» **Provided data**
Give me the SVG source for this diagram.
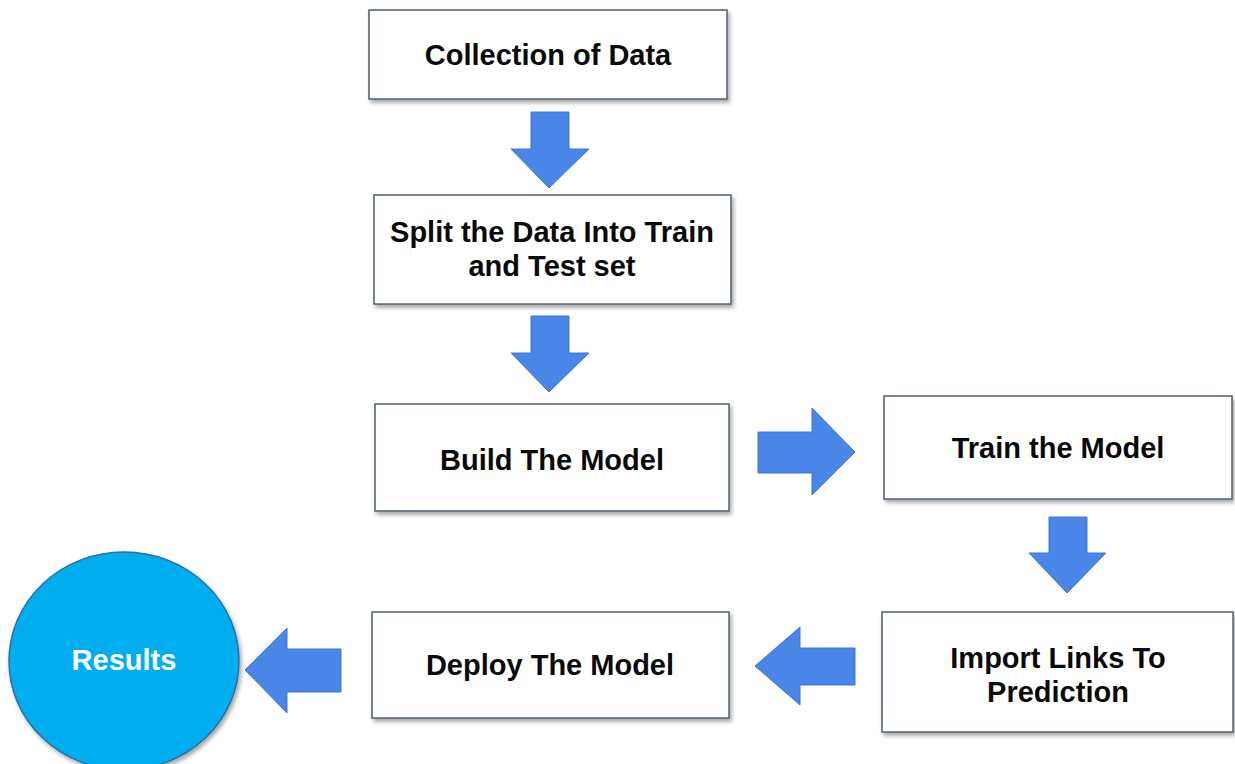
<svg xmlns="http://www.w3.org/2000/svg" width="1235" height="764" viewBox="0 0 1235 764">
  <defs>
    <filter id="sh" x="-5%" y="-10%" width="115%" height="130%">
      <feDropShadow dx="2" dy="3" stdDeviation="2" flood-color="#000" flood-opacity="0.35"/>
    </filter>
  </defs>
  <style>
    .box { fill: #ffffff; stroke: #4f6070; stroke-width: 1.5; filter: url(#sh); }
    .lbl { font-family: "Liberation Sans", Arial, sans-serif; font-weight: bold; font-size: 29px; fill: #0a0a0a; text-anchor: middle; }
    .arrow { fill: #4a86e8; stroke: #3f77d2; stroke-width: 1; }
    .res { fill: #00aeef; stroke: #2a6fa8; stroke-width: 1.5; filter: url(#sh); }
    .reslbl { font-family: "Liberation Sans", Arial, sans-serif; font-weight: bold; font-size: 29px; fill: #ffffff; text-anchor: middle; }
  </style>
  <rect width="1235" height="764" fill="#ffffff"/>

  <g id="connectors">
    <polygon class="arrow" points="531,112 569,112 569,149 589,149 549,188 511,149 531,149"/>
    <polygon class="arrow" points="531,316 569,316 569,353 589,353 549,392 511,353 531,353"/>
    <polygon class="arrow" points="758,432 812,432 812,408 855,452 812,495 812,473 758,473"/>
    <polygon class="arrow" points="1049,517 1087,517 1087,553 1106,553 1067,593 1029,553 1049,553"/>
    <polygon class="arrow" points="855,648 800,648 800,627 755,666 800,705 800,685 855,685"/>
    <polygon class="arrow" points="341,649 287,649 287,628 245,670 287,713 287,692 341,692"/>
  </g>

  <g id="collection">
    <rect class="box" x="369" y="10" width="358" height="89"/>
    <text class="lbl" x="548" y="65">Collection of Data</text>
  </g>
  <g id="split">
    <rect class="box" x="374" y="195" width="357" height="109"/>
    <text class="lbl" x="552" y="242">Split the Data Into Train</text>
    <text class="lbl" x="552" y="276">and Test set</text>
  </g>
  <g id="build">
    <rect class="box" x="375" y="404" width="354" height="107"/>
    <text class="lbl" x="552" y="470">Build The Model</text>
  </g>
  <g id="train">
    <rect class="box" x="884" y="396" width="348" height="103"/>
    <text class="lbl" x="1058" y="458">Train the Model</text>
  </g>
  <g id="import">
    <rect class="box" x="882" y="612" width="351" height="120"/>
    <text class="lbl" x="1058" y="668">Import Links To</text>
    <text class="lbl" x="1058" y="702">Prediction</text>
  </g>
  <g id="deploy">
    <rect class="box" x="372" y="612" width="357" height="106"/>
    <text class="lbl" x="550" y="675">Deploy The Model</text>
  </g>
  <g id="results">
    <ellipse class="res" cx="124" cy="661" rx="115" ry="109"/>
    <text class="reslbl" x="124" y="670">Results</text>
  </g>
</svg>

» **Exercise directions**
Please write out all of the material above without changing a word, and omit any pictures.

» **Answer in full**
Give me the SVG source for this diagram.
<svg xmlns="http://www.w3.org/2000/svg" width="1235" height="764" viewBox="0 0 1235 764">
  <defs>
    <filter id="sh" x="-5%" y="-10%" width="115%" height="130%">
      <feDropShadow dx="2" dy="3" stdDeviation="2" flood-color="#000" flood-opacity="0.35"/>
    </filter>
  </defs>
  <style>
    .box { fill: #ffffff; stroke: #4f6070; stroke-width: 1.5; filter: url(#sh); }
    .lbl { font-family: "Liberation Sans", Arial, sans-serif; font-weight: bold; font-size: 29px; fill: #0a0a0a; text-anchor: middle; }
    .arrow { fill: #4a86e8; stroke: #3f77d2; stroke-width: 1; }
    .res { fill: #00aeef; stroke: #2a6fa8; stroke-width: 1.5; filter: url(#sh); }
    .reslbl { font-family: "Liberation Sans", Arial, sans-serif; font-weight: bold; font-size: 29px; fill: #ffffff; text-anchor: middle; }
  </style>
  <rect width="1235" height="764" fill="#ffffff"/>

  <g id="connectors">
    <polygon class="arrow" points="531,112 569,112 569,149 589,149 549,188 511,149 531,149"/>
    <polygon class="arrow" points="531,316 569,316 569,353 589,353 549,392 511,353 531,353"/>
    <polygon class="arrow" points="758,432 812,432 812,408 855,452 812,495 812,473 758,473"/>
    <polygon class="arrow" points="1049,517 1087,517 1087,553 1106,553 1067,593 1029,553 1049,553"/>
    <polygon class="arrow" points="855,648 800,648 800,627 755,666 800,705 800,685 855,685"/>
    <polygon class="arrow" points="341,649 287,649 287,628 245,670 287,713 287,692 341,692"/>
  </g>

  <g id="collection">
    <rect class="box" x="369" y="10" width="358" height="89"/>
    <text class="lbl" x="548" y="65">Collection of Data</text>
  </g>
  <g id="split">
    <rect class="box" x="374" y="195" width="357" height="109"/>
    <text class="lbl" x="552" y="242">Split the Data Into Train</text>
    <text class="lbl" x="552" y="276">and Test set</text>
  </g>
  <g id="build">
    <rect class="box" x="375" y="404" width="354" height="107"/>
    <text class="lbl" x="552" y="470">Build The Model</text>
  </g>
  <g id="train">
    <rect class="box" x="884" y="396" width="348" height="103"/>
    <text class="lbl" x="1058" y="458">Train the Model</text>
  </g>
  <g id="import">
    <rect class="box" x="882" y="612" width="351" height="120"/>
    <text class="lbl" x="1058" y="668">Import Links To</text>
    <text class="lbl" x="1058" y="702">Prediction</text>
  </g>
  <g id="deploy">
    <rect class="box" x="372" y="612" width="357" height="106"/>
    <text class="lbl" x="550" y="675">Deploy The Model</text>
  </g>
  <g id="results">
    <ellipse class="res" cx="124" cy="661" rx="115" ry="109"/>
    <text class="reslbl" x="124" y="670">Results</text>
  </g>
</svg>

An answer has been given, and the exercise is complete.